The answer lies mainly in the fact that bone, a living structure, is continually dismantling and rebuilding itself. It’s likely that the bones you now have are not the same as you had 10 years ago! They have all been ‘removed and replaced’, brick by brick, as it were. Certain cells in your body have the job of devouring the old bone, while others lay down new bone in its place. Long before any fatigued areas can ‘give way’, they will be replaced with brand new ‘girders and trusses’. If that happened to the Sydney Harbour Bridge, it would last forever. But the marvels of bone engineering do not stop there.

Not only rebuilding, but redesigning

Bones and bridges cannot be compared exactly from an engineering viewpoint. A bridge always takes stresses along the same lines, between the same points, throughout its lifetime. But the situation for the human body is different. Throughout their lifetime, people change in the way their body weight is distributed (looked in the mirror lately?). For instance, they may, because of arthritis or some disability, change the way they walk and the exact way in which they put weight on the limb.

So when the lines of force transmission through the limb change so that the existing ‘girders’ or ‘braces’ are no longer in the right place, why does bone not eventually fatigue? The fascinating answer is that the bone is not only rebuilding itself, but redesigning itself as the lines of stress change. Remember our imaginary Harbour Bridge that is continually replacing its girders? Imagine that it was often being shifted on to different pylons and tilted at different angles, for example, so that the areas that have the greatest stress are continually somewhat different. Now we would find that replacing existing girders was not sufficient. They must be put into new positions according to precise engineering principles. Those that are no longer usefully bearing stress must be removed and replaced with others at the correct angle. And that is exactly what happens in bone, incredible as it may seem! Programmed in the DNA instructions that are in every cell of our bodies is the marvellous capacity for our bones to continually remodel themselves so that their internal engineering is always lined up so as to exactly cope, in the most efficient possible way, with the precise forces acting upon them. In fact, if the forces get larger (for example, a one-legged man who supports the weight of his body on the one limb all the time) the bone will actually become thicker and stronger.

Dissolving space men

This explains why weightlessness, which looks like such fun, is a major problem for would-be space travellers. No weight means no stress on bone, so the body’s mechanisms have nothing to ‘guide’ their construction. Old bone is still being chewed up, but there is no way of knowing where the new ‘girders’ should be placed. The net result is that the bones tend to ‘dissolve’ and become porous.

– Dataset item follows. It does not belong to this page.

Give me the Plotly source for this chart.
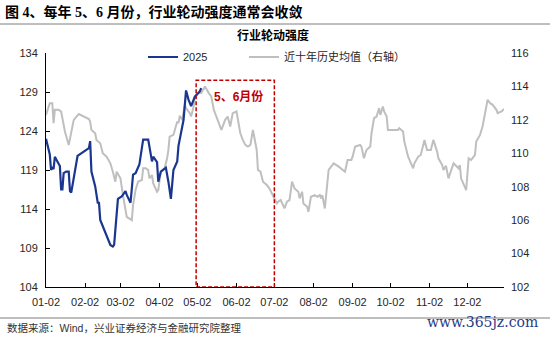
import pandas as pd
import plotly.graph_objects as go

# ---- data -------------------------------------------------------------
# days counted from 2 January; values of the industry-rotation strength index
day0 = pd.Timestamp("2025-01-02")

blue_day = [0, 3, 4, 5, 6, 7, 9, 11, 12, 13, 14, 16, 18, 19, 20, 23, 25, 34, 35, 36,
            39, 41, 42, 43, 45, 48, 49, 51, 53, 54, 57, 60, 63, 64, 67, 69, 71, 74, 77, 81,
            84, 85, 88, 89, 91, 93, 95, 97, 99, 101, 104, 105, 109, 111, 113, 115, 118, 122, 123]
blue_val = [123.0, 121.0, 119.0, 119.4, 119.1, 120.7, 120.1, 119.5, 116.5, 116.5,
            118.6, 118.8, 118.8, 116.3, 116.1, 119.0, 120.8, 121.8, 122.7, 118.8,
            116.9, 114.8, 114.8, 112.6, 111.8, 110.7, 110.1, 109.4, 109.2, 109.4,
            115.3, 115.6, 116.3, 115.8, 114.8, 118.4, 118.6, 119.7, 122.9, 122.9,
            120.1, 120.7, 120.0, 117.5, 118.8, 119.1, 119.3, 117.5, 115.3, 119.0,
            120.1, 122.1, 125.4, 129.2, 128.0, 127.2, 128.4, 129.1, 129.5]

gray_day = [0, 2, 3, 5, 6, 7, 10, 12, 15, 18, 19, 22, 26, 29, 34, 35, 36, 39, 40, 43,
            45, 48, 51, 53, 55, 56, 59, 61, 64, 68, 69, 71, 73, 76, 77, 79, 81, 82, 84, 85,
            88, 89, 90, 91, 94, 96, 97, 98, 101, 102, 104, 105, 106, 108, 110, 111, 113, 114, 115, 117,
            118, 121, 123, 126, 129, 131, 133, 135, 137, 139, 142, 144, 146, 148, 151, 154, 156, 158, 160, 162,
            164, 167, 168, 170, 172, 174, 175, 177, 180, 183, 184, 186, 189, 191, 193, 195, 197, 200, 201, 203,
            204, 207, 208, 210, 213, 215, 217, 218, 219, 221, 224, 228, 232, 234, 237, 239, 242, 243, 245, 249,
            250, 252, 254, 257, 258, 260, 262, 264, 265, 267, 268, 270, 271, 279, 280, 283, 284, 287, 288, 291,
            292, 295, 297, 300, 302, 305, 307, 310, 311, 314, 315, 317, 319, 321, 323, 327, 328, 329, 331, 333,
            335, 337, 340, 341, 344, 346, 348, 350, 352, 354, 357, 358, 361, 363]
gray_val = [112.3, 112.8, 113.0, 113.0, 111.8, 112.6, 112.6, 112.5, 111.3, 110.5,
            110.9, 112.0, 112.35, 112.25, 112.05, 111.9, 111.4, 111.2, 110.8, 110.6,
            110.0, 109.8, 109.4, 108.9, 108.3, 108.9, 108.5, 107.5, 106.2, 106.0,
            106.9, 107.8, 108.3, 108.4, 109.1, 109.1, 109.0, 108.5, 108.7, 108.2,
            107.7, 107.8, 108.4, 108.9, 109.1, 109.7, 110.2, 111.0, 111.1, 111.4,
            111.9, 111.8, 112.25, 112.0, 112.9, 112.7, 112.5, 112.4, 112.2, 112.8,
            113.4, 113.6, 113.6, 114.0, 113.6, 113.4, 112.6, 112.2, 111.8, 111.4,
            112.0, 112.2, 111.6, 112.4, 112.5, 111.2, 110.8, 110.5, 110.4, 110.5,
            111.4, 110.2, 109.0, 108.9, 108.3, 108.2, 108.1, 107.9, 107.4, 107.0,
            107.1, 107.2, 106.7, 107.1, 107.2, 108.3, 107.9, 107.7, 107.3, 107.7,
            107.0, 106.8, 106.5, 107.4, 107.5, 107.4, 107.5, 107.3, 107.5, 106.7,
            109.0, 109.4, 109.2, 109.1, 108.9, 109.6, 109.6, 109.8, 110.4, 110.5,
            110.4, 109.7, 110.2, 110.4, 111.2, 112.1, 112.2, 112.7, 112.3, 112.8,
            112.5, 112.2, 111.4, 111.4, 111.5, 111.3, 110.7, 109.8, 109.6, 109.1,
            109.4, 109.8, 109.9, 110.8, 110.2, 110.2, 110.8, 110.1, 109.7, 109.3,
            109.0, 109.25, 108.5, 108.9, 109.4, 109.1, 109.3, 108.5, 108.1, 107.8,
            109.7, 109.6, 109.9, 110.7, 111.1, 111.6, 112.4, 113.2, 113.0, 112.9,
            112.6, 112.4, 112.5, 112.65]

tick_months = list(range(1, 13))
tick_text = ["01-02", "02-02", "03-02", "04-02", "05-02", "06-02",
             "07-02", "08-02", "09-02", "10-02", "11-02", "12-02"]
left_ticks = [104, 109, 114, 119, 124, 129, 134]
right_ticks = [102, 104, 106, 108, 110, 112, 114, 116]

# May-June window that is boxed in red
window_start, window_end, window_top = "2025-05-01", "2025-07-02", 130.5

# ---- figure -----------------------------------------------------------
BLUE = "#1A368E"
GRAY = "#BFBFBF"
RED = "#C00000"
TXT = "#262626"
FONT = "Liberation Sans, Noto Sans CJK SC, sans-serif"

blue_x = day0 + pd.to_timedelta(blue_day, unit="D")
gray_x = day0 + pd.to_timedelta(gray_day, unit="D")
tick_vals = [pd.Timestamp(2025, m, 2) for m in tick_months]

fig = go.Figure()
fig.add_trace(go.Scatter(
    x=gray_x, y=gray_val, mode="lines", name="近十年历史均值（右轴）",
    line=dict(color=GRAY, width=2), yaxis="y", legend="legend2"))
fig.add_trace(go.Scatter(
    x=blue_x, y=blue_val, mode="lines", name="2025",
    line=dict(color=BLUE, width=2.2), yaxis="y2", legend="legend"))

# page coordinates helpers (plot area is 46..504 x 53..287)
L, R, T, B = 46, 46, 53, 52
PW, PH = 550 - L - R, 339 - T - B


def px(xp):
    return (xp - L) / PW


def py(yp):
    return (339 - B - yp) / PH


fig.update_layout(
    width=550, height=339,
    margin=dict(l=L, r=R, t=T, b=B),
    paper_bgcolor="white", plot_bgcolor="white",
    font=dict(family=FONT, size=11, color=TXT),
    title=dict(text="图 4、每年 5、6 月份，行业轮动强度通常会收敛",
               x=5 / 550, y=1 - 12 / 339, xref="container", yref="container",
               xanchor="left", yanchor="middle",
               font=dict(family="Liberation Serif, Noto Sans CJK SC, serif",
                         size=14, color="#000000", weight="bold")),
    xaxis=dict(type="date", range=["2025-01-02", "2025-12-31"],
               tickvals=tick_vals, ticktext=tick_text,
               showgrid=False, zeroline=False,
               showline=True, linecolor="#000000", linewidth=1,
               ticks="inside", ticklen=4, tickcolor="#000000",
               ticklabelstandoff=5, tickfont=dict(size=11, color=TXT)),
    yaxis=dict(range=[102, 116], tickvals=right_ticks, side="right",
               showgrid=False, zeroline=False, showline=False, ticks="",
               ticklabelstandoff=6, tickfont=dict(size=11, color=TXT)),
    yaxis2=dict(range=[104, 134], tickvals=left_ticks, side="left",
                overlaying="y", showgrid=False, zeroline=False,
                showline=True, linecolor="#000000", linewidth=1,
                ticks="inside", ticklen=4, tickcolor="#000000",
                ticklabelstandoff=5, tickfont=dict(size=11, color=TXT)),
    legend=dict(orientation="h", x=px(143), y=py(57), xanchor="left",
                yanchor="middle", bgcolor="rgba(0,0,0,0)",
                font=dict(size=11, color=TXT)),
    legend2=dict(orientation="h", x=px(244), y=py(57), xanchor="left",
                 yanchor="middle", bgcolor="rgba(0,0,0,0)",
                 font=dict(size=11, color=TXT)),
    showlegend=True,
)

# red dashed frame around May–June
fig.add_shape(type="rect", xref="x", yref="y2",
              x0=window_start, x1=window_end, y0=104, y1=window_top,
              line=dict(color=RED, width=1.5, dash="4px,2px"),
              fillcolor="rgba(0,0,0,0)")

# separator rules under the heading and above the source line
for yp in (24, 318):
    fig.add_shape(type="line", xref="paper", yref="paper",
                  x0=px(0), x1=px(550), y0=py(yp), y1=py(yp),
                  line=dict(color="#7F7F7F", width=1))

fig.add_annotation(text="<b>行业轮动强度</b>", xref="paper", yref="paper",
                   x=px(273), y=py(35), showarrow=False,
                   xanchor="center", yanchor="middle",
                   font=dict(size=12, color="#000000"))
fig.add_annotation(text="<b>5、6月份</b>", xref="paper", yref="paper",
                   x=px(212), y=py(96), showarrow=False,
                   xanchor="left", yanchor="middle",
                   font=dict(size=12, color=RED))
fig.add_annotation(text="数据来源：Wind，兴业证券经济与金融研究院整理",
                   xref="paper", yref="paper", x=px(5), y=py(328),
                   showarrow=False, xanchor="left", yanchor="middle",
                   font=dict(size=10.5, color="#333333"))
fig.add_annotation(text="www.365jz.com", xref="paper", yref="paper",
                   x=px(540), y=py(322), showarrow=False,
                   xanchor="right", yanchor="middle",
                   font=dict(family="DejaVu Serif, serif", size=14, color="#1F3C88"))

fig.write_html("out.html")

Diagram showing four stages of bone healing

Sloppy surgeons?

All of this also explains why a doctor setting a fracture doesn’t have to be anywhere near as precise as you might think. Figure 2a (right) shows a broken bone—let’s say that Figure 2b shows the same bone after the young intern in Casualty has had a go at getting it in the right position and has put plaster on it. Along comes the senior bone specialist whose job it is to check the X-ray. Does he say ‘hold it’ and demand that the two halves of this bone be repositioned so that they are in a perfectly straight line and end-to-end? Not at all, because he knows that this bone will heal (Figure 2c) and will in time ‘remodel’ itself in the way we have described (Figure 2d).

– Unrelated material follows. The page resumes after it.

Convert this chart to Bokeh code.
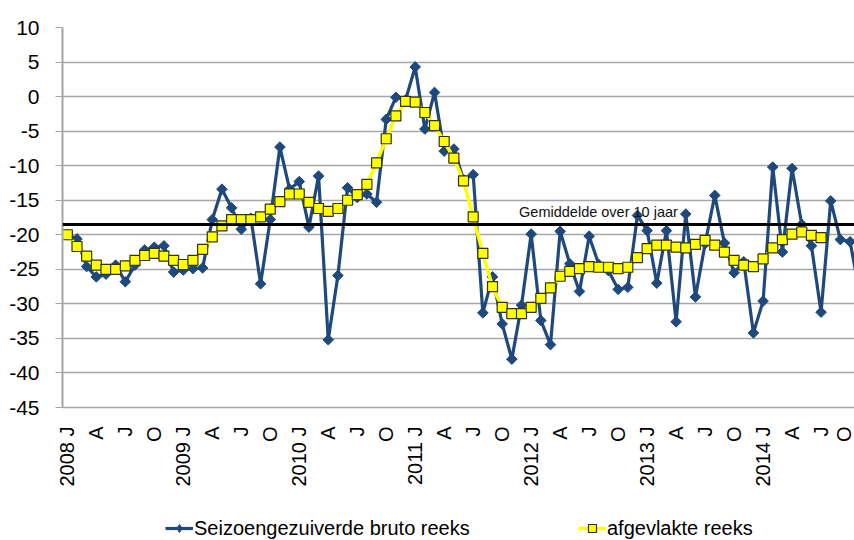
import numpy as np
from bokeh.plotting import figure
from bokeh.layouts import column
from bokeh.models import Range1d, FixedTicker, Span, Label, Legend, LegendItem, ColumnDataSource
from bokeh.embed import file_html
from bokeh.resources import INLINE

# ---- data (monthly, starting January 2008) ----
tick_labels = ["2008 J", "A", "J", "O", "2009 J", "A", "J", "O",
               "2010 J", "A", "J", "O", "2011 J", "A", "J", "O",
               "2012 J", "A", "J", "O", "2013 J", "A", "J", "O",
               "2014 J", "A", "J", "O"]
tick_months = [0, 3, 6, 9, 12, 15, 18, 21, 24, 27, 30, 33, 36, 39, 42, 45,
               48, 51, 54, 57, 60, 63, 66, 69, 72, 75, 78, 81]

bruto = [-20.0, -20.6, -24.6, -26.1, -25.7, -24.4, -26.8, -24.4, -22.2, -21.8, -21.6, -25.4,
         -25.1, -24.9, -24.8, -17.8, -13.4, -16.1, -19.2, -17.6, -27.1, -17.8, -7.3, -13.4,
         -12.3, -18.9, -11.5, -35.2, -25.9, -13.2, -14.6, -14.1, -15.3, -3.3, -0.1, -0.5,
         4.3, -4.7, 0.6, -7.9, -7.6, -12.0, -11.3, -31.3, -26.1, -32.9, -38.0, -30.2,
         -19.9, -32.4, -35.9, -19.5, -24.2, -28.2, -20.2, -24.3, -25.2, -27.9, -27.6, -17.2,
         -19.4, -27.0, -19.4, -32.6, -17.0, -29.0, -21.3, -14.3, -21.2, -25.5, -23.9, -34.2,
         -29.6, -10.2, -22.5, -10.4, -18.5, -21.6, -31.2, -15.1, -20.7, -21.0, -28.5]

afgevlakt = [-20.0, -21.7, -23.1, -24.4, -25.0, -25.0, -24.5, -23.7, -23.0, -22.7, -23.1, -23.7,
             -24.3, -23.7, -22.1, -20.3, -18.7, -17.8, -17.8, -17.8, -17.4, -16.3, -15.2, -14.1,
             -14.1, -15.3, -16.2, -16.6, -16.2, -15.0, -14.2, -12.7, -9.6, -6.1, -2.8, -0.7,
             -0.8, -2.3, -4.2, -6.5, -8.9, -12.2, -17.4, -22.7, -27.5, -30.5, -31.4, -31.4,
             -30.5, -29.2, -27.7, -26.0, -25.3, -24.9, -24.6, -24.7, -24.7, -24.9, -24.7, -23.3,
             -22.0, -21.5, -21.5, -21.8, -21.9, -21.4, -20.8, -21.5, -22.5, -23.7, -24.4, -24.6,
             -23.5, -21.9, -20.7, -19.9, -19.6, -20.1, -20.4]

gemiddelde = -18.5
gemiddelde_label = "Gemiddelde over 10 jaar"
naam_bruto = "Seizoengezuiverde bruto reeks"
naam_afgevlakt = "afgevlakte reeks"
y_ticks = [10, 5, 0, -5, -10, -15, -20, -25, -30, -35, -40, -45]

# ---- styling ----
BLUE = "#1F497D"
YELLOW = "#FFFF00"
GRID = "#A6A6A6"
FONT = "Liberation Sans"

src_b = ColumnDataSource(dict(x=list(range(len(bruto))), y=bruto))
src_a = ColumnDataSource(dict(x=list(range(len(afgevlakt))), y=afgevlakt))

p = figure(width=854, height=506, output_backend="svg", toolbar_location=None,
           x_range=Range1d(-0.5, 81.46), y_range=Range1d(-45, 10),
           min_border_left=62, min_border_right=0, min_border_top=27, min_border_bottom=99)
p.outline_line_color = None

# grid
p.xgrid.grid_line_color = None
p.ygrid.ticker = FixedTicker(ticks=y_ticks)
p.ygrid.grid_line_color = GRID
p.ygrid.grid_line_width = 1.5

# y axis
p.yaxis.ticker = FixedTicker(ticks=y_ticks)
p.yaxis.major_label_overrides = {v: str(v) for v in y_ticks}
p.yaxis.axis_line_color = GRID
p.yaxis.axis_line_width = 2
p.yaxis.major_tick_line_color = GRID
p.yaxis.major_tick_out = 7
p.yaxis.major_tick_in = 0
p.yaxis.minor_tick_line_color = None
p.yaxis.major_label_standoff = 16
p.yaxis.major_label_text_font = FONT
p.yaxis.major_label_text_font_size = "21px"
p.yaxis.major_label_text_color = "#000000"

# x axis
p.xaxis.ticker = FixedTicker(ticks=tick_months)
p.xaxis.major_label_overrides = {m: l for m, l in zip(tick_months, tick_labels)}
p.xaxis.major_label_orientation = np.pi / 2
p.xaxis.axis_line_color = GRID
p.xaxis.axis_line_width = 1.5
p.xaxis.major_tick_line_color = None
p.xaxis.minor_tick_line_color = None
p.xaxis.major_label_standoff = 13
p.xaxis.major_label_text_font = FONT
p.xaxis.major_label_text_font_size = "20px"
p.xaxis.major_label_text_color = "#000000"

# mean line
p.add_layout(Span(location=gemiddelde, dimension="width", line_color="black", line_width=3))
p.add_layout(Label(x=46.75, y=-16.7, text=gemiddelde_label, text_font=FONT,
                   text_font_size="14.5px", text_color="#111111", text_baseline="alphabetic"))

# series
p.line("x", "y", source=src_b, line_color=BLUE, line_width=3.2)
p.scatter("x", "y", source=src_b, marker="square", angle=np.pi / 4, size=7.5,
          fill_color=BLUE, line_color=BLUE)
p.line("x", "y", source=src_a, line_color=YELLOW, line_width=3.5)
p.scatter("x", "y", source=src_a, marker="square", size=10,
          fill_color=YELLOW, line_color="#333300", line_width=1.2)

# ---- legend strip below the chart (series drawn off-range, only the legend shows) ----
q = figure(width=854, height=34, output_backend="svg", toolbar_location=None,
           x_range=Range1d(1000, 1001), y_range=Range1d(1000, 1001),
           x_axis_location=None, y_axis_location=None,
           min_border_left=0, min_border_right=0, min_border_top=0, min_border_bottom=0)
q.grid.visible = False
q.outline_line_color = None
lb = q.line("x", "y", source=src_b, line_color=BLUE, line_width=3.2)
mb = q.scatter("x", "y", source=src_b, marker="diamond", size=12,
               fill_color=BLUE, line_color=BLUE)
la = q.line("x", "y", source=src_a, line_color=YELLOW, line_width=3.5)
ma = q.scatter("x", "y", source=src_a, marker="square", size=10,
               fill_color=YELLOW, line_color="#333300", line_width=1.2)

def mk_legend(label, rends, x):
    return Legend(items=[LegendItem(label=label, renderers=rends)], location=(x, 0),
                  orientation="horizontal", background_fill_alpha=0, border_line_color=None,
                  padding=0, margin=0, glyph_width=28, glyph_height=20, label_standoff=1,
                  label_height=24, label_text_font=FONT, label_text_font_size="20px",
                  label_text_color="#000000")

# frames in the column are aligned with the chart frame (left edge at 62px)
q.add_layout(mk_legend(naam_bruto, [lb, mb], 103))
q.add_layout(mk_legend(naam_afgevlakt, [la, ma], 516))

layout = column(p, q, spacing=0)
open("out.html", "w").write(file_html(layout, INLINE))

In the first chapter of Romans, we are informed that men and women are ‘without excuse’, since the evidence of God’s power and wisdom is all around them in creation. How much more is this so in our age of tremendous advances in knowledge, which have revealed ever more astonishing marvels of complexity and design in the living world? The glory and honour of such engineering marvels do not belong to ‘nature’, but to Jesus Christ the Creator of all.